- **Data block**:

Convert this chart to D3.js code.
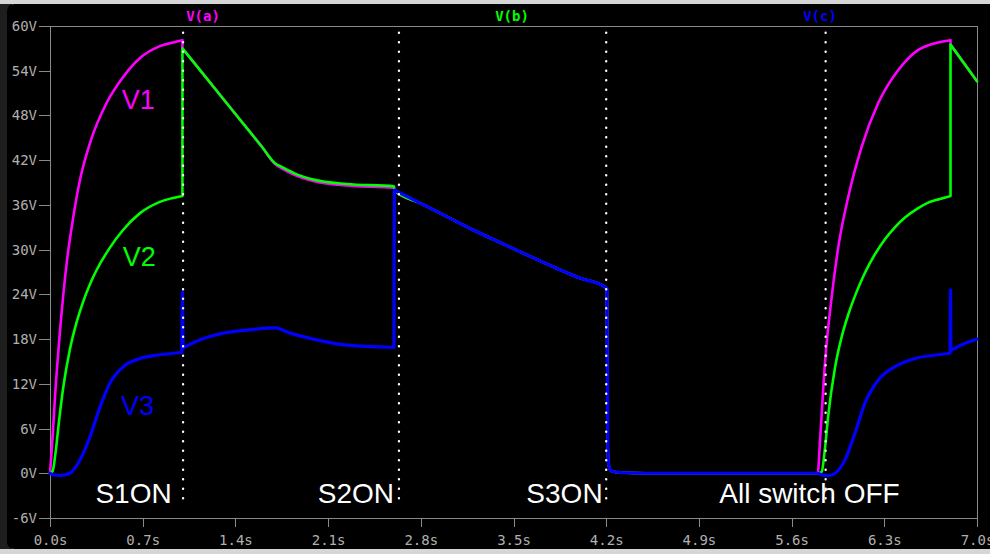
<!DOCTYPE html>
<html>
<head>
<meta charset="utf-8">
<script src="https://cdn.jsdelivr.net/npm/d3@7"></script>
<style>
  html, body { margin: 0; padding: 0; background: #d8d8d8; overflow: hidden; }
  svg { display: block; }
</style>
</head>
<body>
<svg id="chart" width="990" height="554"></svg>
<script>
// ---- Data -------------------------------------------------------------
const seriesNames = ["V(a)", "V(b)", "V(c)"];
const curveLabels = ["V1", "V2", "V3"];

const xTickValues = [0, 0.7, 1.4, 2.1, 2.8, 3.5, 4.2, 4.9, 5.6, 6.3, 7.0];
const xTickLabels = ["0.0s", "0.7s", "1.4s", "2.1s", "2.8s", "3.5s", "4.2s", "4.9s", "5.6s", "6.3s", "7.0s"];
const yTickValues = [-6, 0, 6, 12, 18, 24, 30, 36, 42, 48, 54, 60];
const yTickLabels = ["-6V", "0V", "6V", "12V", "18V", "24V", "30V", "36V", "42V", "48V", "54V", "60V"];

// switching events (s) and their captions
const switchTimes = [1.005, 2.635, 4.2, 5.857];
const switchLabels = ["S1ON", "S2ON", "S3ON", "All switch OFF"];

// segment shared by all three nodes once S2 closes (time s, volts)
const sharedTime = [2.6, 2.8, 3.0, 3.2, 3.4, 3.6, 3.8, 4.0, 4.19, 4.205, 4.212, 4.22, 4.24, 4.3, 4.5, 5.797];
const sharedVolt = [38.0, 36.2, 34.4, 32.6, 30.95, 29.3, 27.7, 26.2, 25.0, 24.7, 3.0, 1.0, 0.3, 0.1, 0, 0];

// V(a)
const timeA1 = [0, 0.015, 0.038, 0.076, 0.126, 0.176, 0.227, 0.302, 0.428, 0.554, 0.68, 0.83, 0.93, 1.0,
                1.0, 1.2, 1.4, 1.6, 1.699, 1.75, 1.85, 1.988, 2.24, 2.598];
const voltA1 = [0, 3.6, 10.3, 19.2, 28.2, 34.4, 39.4, 44.3, 49.7, 53.2, 55.7, 57.3, 57.8, 58.1,
                57.0, 52.6, 48.2, 43.8, 41.5, 40.9, 40.0, 39.2, 38.6, 38.3];
const timeA2 = [5.815, 5.852, 5.903, 5.953, 6.028, 6.129, 6.255, 6.406, 6.557, 6.683, 6.8, 6.8, 7.0];
const voltA2 = [4.5, 14.8, 23.7, 30.4, 37.1, 43.8, 49.7, 54.1, 56.8, 57.7, 58.1, 57.5, 52.6];

// V(b)
const timeB1 = [0, 0.02, 0.04, 0.07, 0.1, 0.15, 0.2, 0.25, 0.3, 0.35, 0.45, 0.55, 0.68, 0.83, 1.0,
                1.0, 1.2, 1.4, 1.6, 1.699, 1.75, 1.85, 1.988, 2.24, 2.598];
const voltB1 = [0, 0.3, 2.5, 7.3, 11.5, 16.6, 20.2, 23.0, 25.3, 27.2, 30.2, 32.6, 34.9, 36.4, 37.2,
                57.0, 52.6, 48.2, 43.8, 41.6, 41.1, 40.2, 39.4, 38.8, 38.5];
const timeB2 = [5.827, 5.85, 5.877, 5.928, 5.978, 6.028, 6.09, 6.154, 6.23, 6.305, 6.38, 6.456, 6.55, 6.632, 6.72, 6.8, 6.8, 7.0];
const voltB2 = [0.2, 3.0, 7.8, 14.2, 18.3, 21.3, 24.3, 26.9, 29.4, 31.4, 33.0, 34.3, 35.5, 36.3, 36.8, 37.2, 57.5, 52.6];

// V(c)
const timeC1 = [0, 0.02, 0.076, 0.151, 0.227, 0.302, 0.378, 0.453, 0.554, 0.68, 0.83, 0.995, 1.0, 1.005,
                1.133, 1.309, 1.485, 1.699, 1.812, 1.988, 2.24, 2.597];
const voltC1 = [0, -0.2, -0.3, 0, 1.8, 4.9, 8.9, 12.1, 14.3, 15.4, 15.9, 16.2, 24.3, 16.8,
                17.9, 18.8, 19.2, 19.5, 18.8, 18.0, 17.2, 16.9];
const timeC2 = [5.83, 5.88, 5.928, 6.003, 6.079, 6.154, 6.255, 6.381, 6.532, 6.708, 6.797, 6.8, 6.803, 6.9, 7.0];
const voltC2 = [-0.25, -0.3, 0, 1.8, 5.4, 9.4, 12.5, 14.3, 15.4, 15.9, 16.1, 24.6, 16.5, 17.35, 18.0];

// ---- Helpers ----------------------------------------------------------
const zip = (ts, vs) => ts.map((t, i) => ({ t, v: vs[i] }));
const seriesData = [
  [...zip(timeA1, voltA1), ...zip(sharedTime, sharedVolt), ...zip(timeA2, voltA2)],
  [...zip(timeB1, voltB1), ...zip(sharedTime, sharedVolt), ...zip(timeB2, voltB2)],
  [...zip(timeC1, voltC1), ...zip(sharedTime, sharedVolt), ...zip(timeC2, voltC2)]
];
const seriesColors = ["#ff00ff", "#00ff00", "#0000ff"];
const seriesWidths = [2.6, 2.6, 3.2];

// ---- Layout -----------------------------------------------------------
const svg = d3.select("#chart");
const W = 990, H = 554;
const plot = { left: 50, right: 977, top: 26, bottom: 518 };

// window frame
svg.append("rect").attr("x", 0).attr("y", 0).attr("width", W).attr("height", H).attr("fill", "#d6d6d6");
svg.append("rect").attr("x", 0).attr("y", 4).attr("width", 12).attr("height", 545).attr("fill", "#1e1e1e");
svg.append("rect").attr("x", 7).attr("y", 4).attr("width", W + 10).attr("height", 545).attr("rx", 7).attr("fill", "#000");

const x = d3.scaleLinear().domain([0, 7]).range([plot.left, plot.right]);
const y = d3.scaleLinear().domain([-6, 60]).range([plot.bottom, plot.top]);

const monoFont = "'DejaVu Sans Mono', 'Liberation Mono', monospace";
const sansFont = "'Liberation Sans', Arial, 'Noto Sans', sans-serif";

// axes
const yAxis = d3.axisLeft(y)
  .tickValues(yTickValues)
  .tickFormat((d, i) => yTickLabels[i])
  .tickSize(11).tickSizeOuter(0).tickPadding(2);
const xAxis = d3.axisBottom(x)
  .tickValues(xTickValues)
  .tickFormat((d, i) => xTickLabels[i])
  .tickSize(9).tickSizeOuter(0).tickPadding(8);

const gy = svg.append("g").attr("transform", `translate(${plot.left},0)`).call(yAxis);
const gx = svg.append("g").attr("transform", `translate(0,${plot.bottom})`).call(xAxis);
[gx, gy].forEach(g => {
  g.select(".domain").remove();
  g.selectAll(".tick line").attr("stroke", "#8a8a8a").attr("shape-rendering", "crispEdges");
  g.selectAll(".tick text")
    .attr("fill", "#b0b0b0")
    .style("font-family", monoFont)
    .style("font-size", "14px");
});

// plot frame
svg.append("rect")
  .attr("x", plot.left + 0.5).attr("y", plot.top + 0.5)
  .attr("width", plot.right - plot.left).attr("height", plot.bottom - plot.top)
  .attr("fill", "none").attr("stroke", "#8a8a8a").attr("stroke-width", 1)
  .attr("shape-rendering", "crispEdges");

// trace names above the frame
const legendX = [203, 512, 820];
svg.selectAll("text.trace-name")
  .data(seriesNames)
  .join("text")
  .attr("class", "trace-name")
  .attr("x", (d, i) => legendX[i])
  .attr("y", 21)
  .attr("text-anchor", "middle")
  .attr("fill", (d, i) => seriesColors[i])
  .style("font-family", monoFont)
  .style("font-weight", "bold")
  .style("font-size", "14px")
  .text(d => d);

// traces: smooth runs between samples, straight steps where the node switches
const smooth = d3.line()
  .x(d => x(d.t))
  .y(d => y(d.v))
  .curve(d3.curveMonotoneX);

function tracePath(points) {
  const runs = [[points[0]]];
  for (let i = 1; i < points.length; i++) {
    const a = points[i - 1], b = points[i];
    const rate = Math.abs(b.v - a.v) / Math.max(b.t - a.t, 1e-9);
    if (rate > 500) runs.push([b]);
    else runs[runs.length - 1].push(b);
  }
  return runs.map((r, k) => {
    const d = r.length > 1 ? smooth(r) : `M${x(r[0].t)},${y(r[0].v)}`;
    return k === 0 ? d : "L" + d.slice(1);
  }).join("");
}

svg.append("g")
  .selectAll("path")
  .data(seriesData)
  .join("path")
  .attr("d", tracePath)
  .attr("fill", "none")
  .attr("stroke", (d, i) => seriesColors[i])
  .attr("stroke-width", (d, i) => seriesWidths[i])
  .attr("stroke-linejoin", "round")
  .attr("stroke-linecap", "round");

// curve names
const curveLabelPos = [[0.541, 48.9], [0.549, 27.8], [0.536, 7.8]];
svg.selectAll("text.curve-name")
  .data(curveLabels)
  .join("text")
  .attr("class", "curve-name")
  .attr("x", (d, i) => x(curveLabelPos[i][0]))
  .attr("y", (d, i) => y(curveLabelPos[i][1]))
  .attr("fill", (d, i) => seriesColors[i])
  .style("font-family", sansFont)
  .style("font-size", "27px")
  .text(d => d);

// switching markers
svg.append("g")
  .selectAll("line")
  .data(switchTimes)
  .join("line")
  .attr("x1", d => x(d)).attr("x2", d => x(d))
  .attr("y1", y(59.1)).attr("y2", y(-4.4))
  .attr("stroke", "#fff")
  .attr("stroke-width", 2.4)
  .attr("stroke-linecap", "round")
  .attr("stroke-dasharray", "0 9.5");

// switching captions
const captionPos = [[0.919, "end"], [2.598, "end"], [4.173, "end"], [5.735, "middle"]];
svg.selectAll("text.switch-name")
  .data(switchLabels)
  .join("text")
  .attr("class", "switch-name")
  .attr("x", (d, i) => x(captionPos[i][0]))
  .attr("y", 503)
  .attr("text-anchor", (d, i) => captionPos[i][1])
  .attr("fill", "#fff")
  .style("font-family", sansFont)
  .style("font-size", "28px")
  .text(d => d);
</script>
</body>
</html>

- **Exercise objective**: Please take the lines from the beginning of the data above through the line holding "58.1, 57.5, 52.6];" and transcribe them exactly, without any pictures.

- **Exercise answer**:
Convert this chart to D3.js code.
<!DOCTYPE html>
<html>
<head>
<meta charset="utf-8">
<script src="https://cdn.jsdelivr.net/npm/d3@7"></script>
<style>
  html, body { margin: 0; padding: 0; background: #d8d8d8; overflow: hidden; }
  svg { display: block; }
</style>
</head>
<body>
<svg id="chart" width="990" height="554"></svg>
<script>
// ---- Data -------------------------------------------------------------
const seriesNames = ["V(a)", "V(b)", "V(c)"];
const curveLabels = ["V1", "V2", "V3"];

const xTickValues = [0, 0.7, 1.4, 2.1, 2.8, 3.5, 4.2, 4.9, 5.6, 6.3, 7.0];
const xTickLabels = ["0.0s", "0.7s", "1.4s", "2.1s", "2.8s", "3.5s", "4.2s", "4.9s", "5.6s", "6.3s", "7.0s"];
const yTickValues = [-6, 0, 6, 12, 18, 24, 30, 36, 42, 48, 54, 60];
const yTickLabels = ["-6V", "0V", "6V", "12V", "18V", "24V", "30V", "36V", "42V", "48V", "54V", "60V"];

// switching events (s) and their captions
const switchTimes = [1.005, 2.635, 4.2, 5.857];
const switchLabels = ["S1ON", "S2ON", "S3ON", "All switch OFF"];

// segment shared by all three nodes once S2 closes (time s, volts)
const sharedTime = [2.6, 2.8, 3.0, 3.2, 3.4, 3.6, 3.8, 4.0, 4.19, 4.205, 4.212, 4.22, 4.24, 4.3, 4.5, 5.797];
const sharedVolt = [38.0, 36.2, 34.4, 32.6, 30.95, 29.3, 27.7, 26.2, 25.0, 24.7, 3.0, 1.0, 0.3, 0.1, 0, 0];

// V(a)
const timeA1 = [0, 0.015, 0.038, 0.076, 0.126, 0.176, 0.227, 0.302, 0.428, 0.554, 0.68, 0.83, 0.93, 1.0,
                1.0, 1.2, 1.4, 1.6, 1.699, 1.75, 1.85, 1.988, 2.24, 2.598];
const voltA1 = [0, 3.6, 10.3, 19.2, 28.2, 34.4, 39.4, 44.3, 49.7, 53.2, 55.7, 57.3, 57.8, 58.1,
                57.0, 52.6, 48.2, 43.8, 41.5, 40.9, 40.0, 39.2, 38.6, 38.3];
const timeA2 = [5.815, 5.852, 5.903, 5.953, 6.028, 6.129, 6.255, 6.406, 6.557, 6.683, 6.8, 6.8, 7.0];
const voltA2 = [4.5, 14.8, 23.7, 30.4, 37.1, 43.8, 49.7, 54.1, 56.8, 57.7, 58.1, 57.5, 52.6];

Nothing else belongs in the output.